Continue com os ótimos textos e obrigado,
Marcelo
Este comentário obviamente não tem a intenção de ser aprovado: só gostaria de dizer que acho suas colunas muito inteligentes, com provocações diretas ao ponto aos auto-intitulados economistas progressistas (esses caras que nunca se dão ao trabalho de fazer uma análise honesta dos dados e se consideram vanguarda). Só há pouco conheci o blog, mas há algo fundamental a ser dito: a camisa da sua foto não ajuda nem um pouco sua causa! Shalom.
Alex,
Do capítulo idéias estúpidas para um problema sem solução.

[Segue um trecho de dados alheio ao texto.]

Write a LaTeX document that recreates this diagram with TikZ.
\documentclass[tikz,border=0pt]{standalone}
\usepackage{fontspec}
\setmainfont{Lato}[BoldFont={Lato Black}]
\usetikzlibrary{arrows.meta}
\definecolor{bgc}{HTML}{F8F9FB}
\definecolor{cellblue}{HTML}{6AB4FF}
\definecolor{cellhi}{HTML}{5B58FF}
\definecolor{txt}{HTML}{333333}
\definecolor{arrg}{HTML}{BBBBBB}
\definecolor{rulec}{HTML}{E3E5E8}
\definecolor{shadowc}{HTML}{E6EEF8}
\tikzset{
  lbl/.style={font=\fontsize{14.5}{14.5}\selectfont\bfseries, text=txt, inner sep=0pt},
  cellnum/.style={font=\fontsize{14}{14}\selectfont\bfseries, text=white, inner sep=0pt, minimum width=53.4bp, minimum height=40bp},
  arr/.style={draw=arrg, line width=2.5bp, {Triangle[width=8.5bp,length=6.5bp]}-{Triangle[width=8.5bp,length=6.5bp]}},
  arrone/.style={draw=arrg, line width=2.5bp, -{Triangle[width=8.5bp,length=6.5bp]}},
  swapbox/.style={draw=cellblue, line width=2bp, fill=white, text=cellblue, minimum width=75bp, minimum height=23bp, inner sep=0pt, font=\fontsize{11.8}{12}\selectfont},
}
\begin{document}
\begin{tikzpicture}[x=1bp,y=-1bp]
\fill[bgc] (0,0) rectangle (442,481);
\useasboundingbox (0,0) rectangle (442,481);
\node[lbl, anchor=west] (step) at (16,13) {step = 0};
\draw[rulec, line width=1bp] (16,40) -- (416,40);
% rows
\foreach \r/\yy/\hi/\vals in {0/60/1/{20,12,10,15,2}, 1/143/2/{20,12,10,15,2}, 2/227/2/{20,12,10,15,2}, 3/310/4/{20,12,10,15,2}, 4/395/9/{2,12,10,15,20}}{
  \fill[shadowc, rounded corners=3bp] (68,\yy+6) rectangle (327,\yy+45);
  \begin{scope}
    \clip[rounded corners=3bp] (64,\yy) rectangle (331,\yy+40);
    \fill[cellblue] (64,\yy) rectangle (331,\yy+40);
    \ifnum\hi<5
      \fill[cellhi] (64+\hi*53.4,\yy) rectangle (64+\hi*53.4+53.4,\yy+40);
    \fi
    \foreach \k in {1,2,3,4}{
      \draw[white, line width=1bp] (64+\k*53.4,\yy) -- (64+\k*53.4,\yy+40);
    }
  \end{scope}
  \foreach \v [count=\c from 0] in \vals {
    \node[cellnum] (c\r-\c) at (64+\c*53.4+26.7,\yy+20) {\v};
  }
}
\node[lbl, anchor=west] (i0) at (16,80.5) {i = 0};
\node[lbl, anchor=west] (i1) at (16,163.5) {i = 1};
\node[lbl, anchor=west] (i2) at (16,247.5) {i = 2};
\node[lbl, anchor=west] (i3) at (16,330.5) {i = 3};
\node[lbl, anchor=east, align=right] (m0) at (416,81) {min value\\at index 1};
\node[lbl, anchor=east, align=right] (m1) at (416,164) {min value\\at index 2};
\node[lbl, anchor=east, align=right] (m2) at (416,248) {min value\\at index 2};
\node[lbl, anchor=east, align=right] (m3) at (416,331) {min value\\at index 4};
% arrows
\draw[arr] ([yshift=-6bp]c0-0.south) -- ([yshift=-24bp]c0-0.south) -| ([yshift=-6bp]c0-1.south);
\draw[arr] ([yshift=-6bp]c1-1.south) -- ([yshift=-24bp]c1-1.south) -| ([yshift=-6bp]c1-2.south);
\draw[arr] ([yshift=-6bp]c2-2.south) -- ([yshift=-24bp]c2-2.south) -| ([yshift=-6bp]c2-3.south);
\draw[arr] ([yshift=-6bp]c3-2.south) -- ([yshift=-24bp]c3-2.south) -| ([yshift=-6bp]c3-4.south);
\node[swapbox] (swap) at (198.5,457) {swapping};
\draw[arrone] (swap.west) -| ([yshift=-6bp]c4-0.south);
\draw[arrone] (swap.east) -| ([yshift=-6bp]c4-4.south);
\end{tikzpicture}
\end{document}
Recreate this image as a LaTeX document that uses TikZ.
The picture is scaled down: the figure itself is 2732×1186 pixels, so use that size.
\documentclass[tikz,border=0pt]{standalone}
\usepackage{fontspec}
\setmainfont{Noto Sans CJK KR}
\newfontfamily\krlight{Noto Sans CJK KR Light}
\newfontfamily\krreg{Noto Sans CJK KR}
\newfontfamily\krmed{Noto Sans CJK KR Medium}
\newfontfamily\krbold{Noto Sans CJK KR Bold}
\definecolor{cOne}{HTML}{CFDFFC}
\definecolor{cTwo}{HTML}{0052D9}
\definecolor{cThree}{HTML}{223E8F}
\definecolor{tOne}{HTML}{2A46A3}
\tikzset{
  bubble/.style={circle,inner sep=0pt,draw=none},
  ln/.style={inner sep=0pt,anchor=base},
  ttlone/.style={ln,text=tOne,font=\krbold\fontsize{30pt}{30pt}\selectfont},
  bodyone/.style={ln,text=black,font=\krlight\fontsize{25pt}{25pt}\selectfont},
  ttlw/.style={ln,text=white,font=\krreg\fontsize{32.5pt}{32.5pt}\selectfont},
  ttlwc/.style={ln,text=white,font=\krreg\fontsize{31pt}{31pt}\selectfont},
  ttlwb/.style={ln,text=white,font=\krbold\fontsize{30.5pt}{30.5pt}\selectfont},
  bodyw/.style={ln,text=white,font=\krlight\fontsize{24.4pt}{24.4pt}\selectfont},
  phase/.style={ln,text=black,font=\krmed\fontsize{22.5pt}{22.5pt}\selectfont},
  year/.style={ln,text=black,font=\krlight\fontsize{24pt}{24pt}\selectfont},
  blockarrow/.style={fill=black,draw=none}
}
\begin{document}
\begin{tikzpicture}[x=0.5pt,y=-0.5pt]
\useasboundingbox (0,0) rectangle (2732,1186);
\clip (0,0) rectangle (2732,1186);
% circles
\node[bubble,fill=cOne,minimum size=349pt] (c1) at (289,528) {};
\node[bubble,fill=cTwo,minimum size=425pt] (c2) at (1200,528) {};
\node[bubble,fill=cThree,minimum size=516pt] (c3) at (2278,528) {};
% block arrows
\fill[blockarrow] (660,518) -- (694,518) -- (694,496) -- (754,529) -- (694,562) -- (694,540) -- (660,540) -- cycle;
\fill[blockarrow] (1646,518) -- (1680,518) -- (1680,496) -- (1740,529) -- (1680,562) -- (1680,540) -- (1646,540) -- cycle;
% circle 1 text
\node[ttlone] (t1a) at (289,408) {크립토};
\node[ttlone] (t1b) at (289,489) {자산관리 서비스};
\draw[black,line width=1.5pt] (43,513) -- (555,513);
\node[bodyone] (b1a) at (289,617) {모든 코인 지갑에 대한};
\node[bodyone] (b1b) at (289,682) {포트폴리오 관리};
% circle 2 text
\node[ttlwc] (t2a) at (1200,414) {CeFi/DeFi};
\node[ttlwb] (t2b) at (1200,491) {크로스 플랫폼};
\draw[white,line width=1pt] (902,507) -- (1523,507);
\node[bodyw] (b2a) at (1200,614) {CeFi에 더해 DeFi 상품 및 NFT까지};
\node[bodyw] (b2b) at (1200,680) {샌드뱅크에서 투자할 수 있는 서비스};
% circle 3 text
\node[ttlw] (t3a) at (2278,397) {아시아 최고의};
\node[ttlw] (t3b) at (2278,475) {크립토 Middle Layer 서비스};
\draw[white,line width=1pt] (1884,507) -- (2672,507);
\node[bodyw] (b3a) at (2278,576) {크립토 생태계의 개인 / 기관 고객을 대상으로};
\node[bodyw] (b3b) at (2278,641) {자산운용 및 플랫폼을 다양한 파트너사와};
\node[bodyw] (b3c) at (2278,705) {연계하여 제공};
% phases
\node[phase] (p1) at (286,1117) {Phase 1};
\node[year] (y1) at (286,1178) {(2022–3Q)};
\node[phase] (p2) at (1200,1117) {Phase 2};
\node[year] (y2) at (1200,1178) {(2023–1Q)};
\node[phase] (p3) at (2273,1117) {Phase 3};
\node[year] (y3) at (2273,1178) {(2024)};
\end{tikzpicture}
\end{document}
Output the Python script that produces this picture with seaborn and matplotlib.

1) O câmbio está muito apreciado, deixa o pessoal comprar em Miami até US$ 5,000 por passageiro e trazer sem cobrar taxa.
2) O Mercosul não funciona, acaba com a união aduaneira, foca no México e deixa a Argentina se resolver sózinha.
3) A produção nacional de gas agora já é maior que a da Bolívia que não tem saída para Pacífico e não vai ter tão cedo pois não se entende com o Chile nem com o Peru,
Dos 30 milhões de metros cúbicos que contratamos inicialmente, hoje ficamos com 15 milhões e o resto vai para a Argentina que não está pagando a Bolívia.
Por que não vender os direitos dos 15 milhões de metros cúbicos do contrato para o Chile ou então denunciar o contrato e avisa que só aceita negociar se eles reembolsarem os prejuízos com a nacionalização que fizeram dos ativos da Petrobras.
4) Fecha os acessos do Paraguay aos portos brasileiros e não permite mais que nenhuma carga de importação do Paraguay entre no Brasil ou de exportação saia pelos portos brasileiros, deixa o Paraguay vender soja e café de avião.
Enquanto eles não aceitarem cumprir o contratro original de Itaipu deixa eles sem exportar ou importar nada pelo Brasil, deixa eles negociarem com Argentina, Chile ou Peru.
5) Nomeia o Marcos Garcia para embaixador do Brasil nos EUA, quem sabe com um choque de capitalismo e pragmatismo ele não sofre alguns AVC e sai de cena de vez.
6) Já que os politicos não tem peito pra fazer reforma tributária, reforma política, reforma educacional coloca só uma clausula na constituição por meio da clausula que permite um K número de assinaturas submeter uma emenda popular.
"todo político no Brasil em quaisquer dos níveis seja federal, estadual ou municipal terá obrigatoriamente de usar apenas os serviços prestados pela previdência nacional, pela sistema de saúde público, de educação pública e de transporte público sob pena de perda de mandato, perda dos direitos políticos pelo dobro do tempo para o qual foi eleito e pena de reclusão pela metade do período para o qual foi eleito.
Com certeza ia ser interessante ver o que iria acontecer na região se o Brasil muda-se de direção.
Tipo assim com o Fluminense vem fazendo, falta só mais uma vitória e estamos fora da segunda divisão.